Consider the following cyclic process carried out in two steps on a gas. Step 1: 50. J of heat is added to the gas, and 20. J of expansion work is performed. Step 2: 62 J of heat is removed from the gas as the gas is compressed back to the initial state. Calculate the work for the gas compression in Step 2.

Answer 1

The work for the gas compression is 32 J

Step-by-step explanation:

Step 1: Data given

50 J of heat is added to the gas

20 J of expansion work

62 J of heat is removed from the gas as the gas is compressed back to the initial state

Step 2:

ΔE = q + w

⇒with q = 50 J of heat

⇒with w = 20 J of expansion work

⇒ expansion work = since there is work done by the gas: w is negative

ΔE = q + w

ΔE = 50 J - 20 J

ΔE = 30J

Step 3: Calculate the work for the gas compression

ΔE = -30 J = -62 J + w

⇒62 J of heat is removed from the gas as the gas is compressed back to the initial state.
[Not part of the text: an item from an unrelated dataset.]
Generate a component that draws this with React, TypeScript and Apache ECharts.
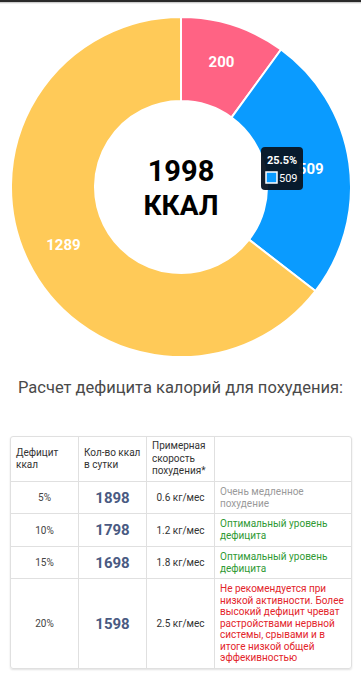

Compressed gas means work done by the surroundings => w is positive

⇒To go back to the initial state, we need 30 J

ΔE = -23 J

w = -30 J + 62 J = 32 J

The work for the gas compression is 32 J

Answer 2

the work for the gas compression in step 2 = 32 J

Step-by-step explanation:

Given that:

A system usually comes back to initial state after 2 steps;

That implies :

ΔE₁ + ΔE₂ = 0

When heat is added to a given system , q tends to be positive

q is also negative when the heat is removed from the system

The work (W) when expansion occurs is said to be negative and positive when compression occurs.

∴ ΔE₁ = q₁ + W₁

ΔE₁ = 50 J + (-20 J)

ΔE₁ = 30 J

ΔE₂ = q₂ + W₂

ΔE₂ = -62 J + W₂

ΔE₁ + ΔE₂ = 0

30 J -62 J + W₂ = 0

W₂ = - 30 J + 62 J

W₂ = 32 J

Thus, the work for the gas compression in step 2 = 32 J